Monday, 31 October 2011

31st October 2011

“Very many of the treasures which have enriched the lives and language of English speakers since the 1530s were made by Tyndale: a long list of common phrases like ‘the powers that be’ or ‘let there be light’ or ‘the spirit is willing’; the haunting phrasing in parables like the Prodigal Son, ‘this thy brother was dead and is alive again, was lost and is found’; the gospel stories of Christmas (‘there were shepherds abiding in the field’) […] came as something new to the men and women of Tyndale’s time in the 1520s and 1530s. That was because Tyndale translated them for the first time, from their original texts in Greek and Hebrew, into English […]”
from David Daniell, William Tyndale: A Biography, 2000.

Tuesday, 25 October 2011

25th October 2011

“William Tyndale gave us our English Bible. The sages assembled by King James to prepare the Authorised Version of 1611 […] took over Tyndale’s work. Nine-tenths of the Authorised Version’s New Testament is Tyndale’s. The same is true of the first half of the Old Testament, which is as far as he was able to get before he was executed outside Brussels in 1536.” from David Daniell, William Tyndale: A Biography, 2000.

Tuesday, 18 October 2011

18th October 2011

In his preface to the Pentateuch, William Tyndale, called for a vernacular translation of the Bible. ‘ I had perceived by experience, how that it was impossible to stablish the lay people in any truth, except the scripture were plainly laid before their eyes in their mother tongue, that they might see the process, order, and meaning of the text’. As quoted in Foxe’s Book of Martyrs, when tried for heresy, he said: ‘I will cause a boy that driveth the plough shall know more of the scripture than thou doest.’ Theodore Roosevelt was among those for whom this aspect of the translation is important. He claimed that: “the King James Bible is a Magna Carta for the poor and oppressed: the most democratic book in the world.

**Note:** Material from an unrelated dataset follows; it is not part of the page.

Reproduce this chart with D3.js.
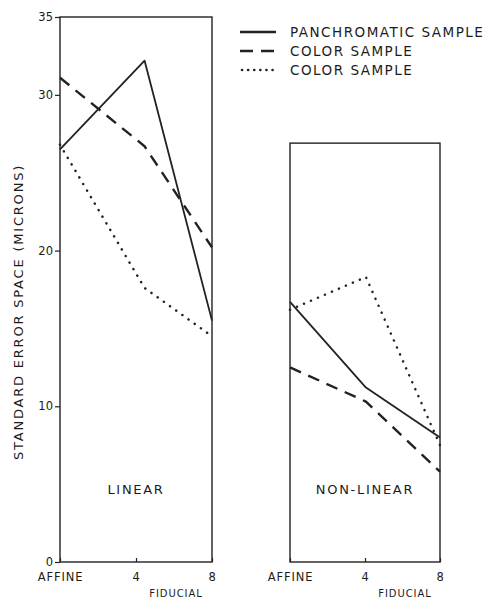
<!DOCTYPE html>
<html>
<head>
<meta charset="utf-8">
<script src="https://cdn.jsdelivr.net/npm/d3@7"></script>
<style>
  body { margin: 0; background: #fff; }
  text { font-family: "DejaVu Sans", sans-serif; fill: #1c1c1c; }
</style>
</head>
<body>
<div id="chart"></div>
<script>
var yTicks = [0, 10, 20, 30, 35]
var xTicks = [0, 4, 8]
var xTickLabels = ['AFFINE', '4', '8']
// 左图 LINEAR
var linearX = [0, 4.45, 8]
var linearPan = [26.5, 32.2, 15.5]
var linearColorDash = [31.1, 26.7, 20.2]
var linearColorDot = [26.8, 17.6, 14.5]
// 右图 NON-LINEAR
var nonLinearX = [0, 4.05, 8]
var nonLinearPan = [16.7, 11.2, 8.0]
var nonLinearColorDash = [12.5, 10.3, 5.8]
var nonLinearColorDot = [16.2, 18.3, 7.5]
var legendLabels = ['PANCHROMATIC SAMPLE', 'COLOR SAMPLE', 'COLOR SAMPLE']

var width = 488
var height = 599
var ink = '#222'
var styles = [
    { width: 1.8, dash: null },
    { width: 2.4, dash: '12,8' },
    { width: 2.5, dash: '0.1,7.5', cap: 'round' }
]

var svg = d3.select('#chart').append('svg')
    .attr('width', width)
    .attr('height', height)

var Y = d3.scaleLinear().domain([0, 35]).range([562, 17])
var XL = d3.scaleLinear().domain([0, 8]).range([60, 212])
var XR = d3.scaleLinear().domain([0, 8]).range([290, 440])

function panel(X, top, xs, series, label) {
    var g = svg.append('g')
    g.append('rect')
        .attr('x', X(0))
        .attr('y', Y(top))
        .attr('width', X(8) - X(0))
        .attr('height', Y(0) - Y(top))
        .attr('fill', 'none')
        .attr('stroke', ink)
        .attr('stroke-width', 1.4)

    var xAxis = g.append('g')
        .attr('transform', 'translate(0,' + Y(0) + ')')
        .call(d3.axisBottom(X).tickValues(xTicks).tickSize(-4).tickPadding(11)
            .tickFormat(function (d, i) { return xTickLabels[i] }))
    xAxis.select('.domain').remove()
    xAxis.selectAll('line').attr('stroke', ink).attr('stroke-width', 1.2)
    xAxis.selectAll('text')
        .attr('font-size', 11.5)
        .attr('fill', '#1c1c1c')
        .attr('letter-spacing', 0.9)

    g.append('text')
        .attr('x', (X(0) + X(8)) / 2)
        .attr('y', 494)
        .attr('text-anchor', 'middle')
        .attr('font-size', 13)
        .attr('letter-spacing', 1.7)
        .text(label)

    g.append('text')
        .attr('x', X(4) + 40)
        .attr('y', 597)
        .attr('text-anchor', 'middle')
        .attr('font-size', 10)
        .attr('letter-spacing', 0.9)
        .text('FIDUCIAL')

    var line = d3.line()
        .x(function (d, i) { return X(xs[i]) })
        .y(function (d) { return Y(d) })

    series.forEach(function (s, i) {
        g.append('path')
            .attr('d', line(s))
            .attr('fill', 'none')
            .attr('stroke', ink)
            .attr('stroke-width', styles[i].width)
            .attr('stroke-dasharray', styles[i].dash)
            .attr('stroke-linecap', styles[i].cap || 'butt')
            .attr('stroke-linejoin', 'round')
    })
}

panel(XL, 35, linearX, [linearPan, linearColorDash, linearColorDot], 'LINEAR')
panel(XR, 26.9, nonLinearX, [nonLinearPan, nonLinearColorDash, nonLinearColorDot], 'NON-LINEAR')

// y轴
var yAxis = svg.append('g')
    .attr('transform', 'translate(' + XL(0) + ',0)')
    .call(d3.axisLeft(Y).tickValues(yTicks).tickSize(5).tickPadding(2))
yAxis.select('.domain').remove()
yAxis.selectAll('line').attr('stroke', ink).attr('stroke-width', 1.2)
yAxis.selectAll('text').attr('font-size', 11.5).attr('fill', '#1c1c1c')

svg.append('text')
    .attr('transform', 'translate(23,312) rotate(-90)')
    .attr('text-anchor', 'middle')
    .attr('font-size', 13)
    .attr('letter-spacing', 1.8)
    .text('STANDARD ERROR SPACE (MICRONS)')

// 图例
var legend = svg.append('g')
    .selectAll('g')
    .data(legendLabels)
    .enter()
    .append('g')
    .attr('transform', function (d, i) { return 'translate(240,' + (32 + i * 19) + ')' })
legend.append('line')
    .attr('x1', function (d, i) { return i == 2 ? 2 : 0 })
    .attr('x2', 36)
    .attr('y1', 0)
    .attr('y2', 0)
    .attr('stroke', ink)
    .attr('stroke-width', function (d, i) { return i == 0 ? 2.4 : 2.6 })
    .attr('stroke-dasharray', function (d, i) { return i == 1 ? '13,8' : (i == 2 ? '0.1,6' : null) })
    .attr('stroke-linecap', function (d, i) { return i == 2 ? 'round' : 'butt' })
legend.append('text')
    .attr('x', 50)
    .attr('y', 5)
    .attr('font-size', 13.5)
    .attr('letter-spacing', 1.5)
    .text(function (d) { return d })
</script>
</body>
</html>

http://www.guardian.co.uk/books/2010/nov/21/king-james-bible-english-language

Monday, 10 October 2011

10th October 2011

Deuteronomy 6: 5. ‘And you shall love the Lord your God with all your heart and with all your soul and with all your might.’

That G-d alone can command love is surely one of the defining differences between G-d and human beings. For if a man had to command my love it would signal too little confidence in his power of attraction and too much confidence in his power to make me act against my natural inclination not to love him all that much.

Yet when G-d commands our love it does not diminish him in our eyes but precisely reveals him as G-d and us as those in a process of human becoming. To love G-d is the least we can do in so far as G-d has, literally, given us the world. And it is also the most we can do because it is supremely difficult to love a non-entity (in the strict sense of that word) like G-d.

Monday, 3 October 2011

3rd October 2011

In 1534, Tyndale moved to Antwerp (in modern Belgium) and began to live more openly. He was betrayed, arrested for heresy and imprisoned in Vilvoorde Castle. On 6 October 1536, he was strangled and then burned at the stake. His translation of the Old Testament remained unfinished at his death, but formed the basis of the 'King James' version of the bible.’